Marie Duplessis, below, a Parisian courtesan and celebrity was a striking Victorian beauty, her glossy black hair framing a beautiful oval ivory skinned face with sparkling dark eyes. But, she was short-lived. She was afflicted with tuberculosis, which killed her when she was 23, in 1847.


...WHAT???!!!, --- you might say. How could being sick possibly be attractive? Oh, but you're considering what is appealing from a 21st century viewpoint. Back in Victorian times women were prized who had the palest skin possible. T.B., with accompanying weakness did often give it's sufferers an interesting, ghostly pallor, plus T.B. fevers added a "lovely" light pink flush to the cheeks. It was also considered feminine to be delicate and frail and in great need of sturdy, strong male protection. AH-HUM!!!... 

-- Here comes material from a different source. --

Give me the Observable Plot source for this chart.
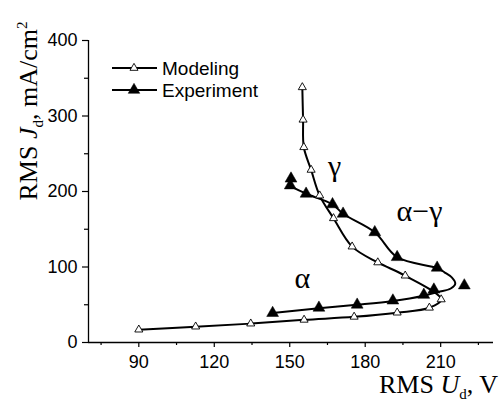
<!DOCTYPE html>
<html><head><meta charset="utf-8">
<script src="https://cdn.jsdelivr.net/npm/d3@7"></script>
<script src="https://cdn.jsdelivr.net/npm/@observablehq/plot@0.6"></script>
<style>body{margin:0;background:#fff}</style>
</head><body><div id="chart"></div>
<script>
// Modeling (open triangles)
const modelU = [90, 112.6, 134.5, 155.7, 175.6, 192.7, 205.5, 210.2, 195.9, 185, 174.8, 167.4, 161.9, 158.5, 155.6, 155.3, 155];
const modelJ = [17, 21, 25, 30, 34, 39.5, 46, 57, 88.5, 106, 127, 164.5, 194.6, 228.6, 258.6, 295, 338];
// Experiment (filled triangles)
const expU = [143.2, 161.6, 176.8, 191, 203.3, 207.3, 219.4, 208.6, 192.7, 183.8, 171.2, 167, 156.5, 150.2, 150.5];
const expJ = [39, 46, 50, 55.5, 63, 70, 75.5, 99, 113, 146, 170.5, 183, 197, 208, 217];
// Experiment smooth fit curve
const fitU = [143.2, 161.6, 176.8, 191, 203.3, 209, 214, 215.8, 214.5, 211.5, 208.6, 192.7, 183.8, 171.2, 167, 156.5, 150.2];
const fitJ = [39, 45.5, 50, 55, 62, 67, 71.5, 78, 86, 93, 98.5, 113, 146, 170.5, 183, 197, 207];
// Axis ticks
const xMajor = [90, 120, 150, 180, 210];
const xMinor = [75, 105, 135, 165, 195, 225];
const yMajor = [0, 100, 200, 300, 400];
const yMinor = [50, 150, 250, 350];
// Region labels
const annoLabel = ["γ", "α−γ", "α"];
const annoU = [167.8, 201.6, 155];
const annoJ = [221, 161, 72];
const legendNames = ["Modeling", "Experiment"];

const model = modelU.map((u, i) => ({u, j: modelJ[i]}));
const exp = expU.map((u, i) => ({u, j: expJ[i]}));
const fit = fitU.map((u, i) => ({u, j: fitJ[i]}));
const anno = annoLabel.map((label, i) => ({label, u: annoU[i], j: annoJ[i]}));

const serif = "'Liberation Serif', 'Times New Roman', 'DejaVu Serif', serif";
const sans = "Arial, 'Liberation Sans', sans-serif";

const plot = Plot.plot({
  width: 501, height: 405,
  marginLeft: 88, marginRight: 8, marginTop: 40, marginBottom: 63,
  x: {domain: [70, 231]},
  y: {domain: [0, 400]},
  style: {fontFamily: sans, fontSize: "18px", color: "#000", background: "#fff", overflow: "visible"},
  marks: [
    Plot.axisX({ticks: xMajor, tickSize: 5, tickPadding: 8, label: null, tickFormat: d => d, fontSize: 18, strokeWidth: 1.2}),
    Plot.axisX({ticks: xMinor, tickSize: 3, text: null, label: null, strokeWidth: 1.2}),
    Plot.axisY({ticks: yMajor, tickSize: 6, tickPadding: 5, label: null, tickFormat: d => d, fontSize: 18, strokeWidth: 1.2}),
    Plot.axisY({ticks: yMinor, tickSize: 4, text: null, label: null, strokeWidth: 1.2}),
    Plot.ruleX([70], {strokeWidth: 1.3}),
    Plot.ruleY([0], {strokeWidth: 1.3}),
    Plot.line(model, {x: "u", y: "j", curve: "catmull-rom", stroke: "black", strokeWidth: 2}),
    Plot.line(fit, {x: "u", y: "j", curve: "catmull-rom", stroke: "black", strokeWidth: 2}),
    Plot.dot(model, {x: "u", y: "j", symbol: "triangle", r: 3, fill: "white", stroke: "black", strokeWidth: 0.9}),
    Plot.dot(exp, {x: "u", y: "j", symbol: "triangle", r: 4.4, fill: "black", stroke: "black", strokeWidth: 0.5}),
    Plot.text(anno, {x: "u", y: "j", text: "label", fontFamily: serif, fontSize: 30, lineAnchor: "bottom"})
  ]
});
document.getElementById("chart").appendChild(plot);

const svg = d3.select(plot);
// Legend
const leg = svg.append("g").attr("text-anchor", "start");
legendNames.forEach((name, i) => {
  const y = 68 + i * 22;
  leg.append("line").attr("x1", 112).attr("x2", 157).attr("y1", y).attr("y2", y)
    .attr("stroke", "black").attr("stroke-width", 2);
  const size = i === 0 ? 28 : 58;
  leg.append("path").attr("transform", `translate(134,${y})`)
    .attr("d", d3.symbol(d3.symbolTriangle, size)())
    .attr("fill", i === 0 ? "white" : "black").attr("stroke", "black").attr("stroke-width", i === 0 ? 0.9 : 0.5);
  leg.append("text").attr("x", 162).attr("y", y + 6.5).attr("text-anchor", "start")
    .attr("font-family", sans).attr("font-size", 19).attr("fill", "black").text(name);
});
// X title
const xt = svg.append("text").attr("x", 498).attr("y", 393).attr("text-anchor", "end")
  .attr("font-family", serif).attr("font-size", 26).attr("fill", "black");
xt.append("tspan").text("RMS ");
xt.append("tspan").attr("font-style", "italic").text("U");
xt.append("tspan").attr("font-size", 15).attr("dy", 6).text("d");
xt.append("tspan").attr("dy", -6).text(", V");
// Y title
const yt = svg.append("text").attr("transform", "translate(37,111) rotate(-90)").attr("text-anchor", "middle")
  .attr("font-family", serif).attr("font-size", 26).attr("fill", "black");
yt.append("tspan").text("RMS ");
yt.append("tspan").attr("font-style", "italic").text("J");
yt.append("tspan").attr("font-size", 15).attr("dy", 6).text("d");
yt.append("tspan").attr("dy", -6).text(", mA/cm");
yt.append("tspan").attr("font-size", 15).attr("dy", -10).text("2");
</script>
</body></html>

However, it was important to avoid dying, while being fashionably tubercular. Of course, spitting up blood was thought icky. Women who were very chic sometimes starved themselves too, to become wasp-waisted, admirably thin. Naturally, only upper class women could afford to do this because being chicly thin and weak would mean a woman couldn't work for her living, not having enough vitality to do so.

Tuberculosis truly was a scourge of Victorian times and all five gifted Bronte children, including Charlotte and Emily, died of it. Perhaps, life out on the damp, cold and windy moors had something to do with that. Who knows?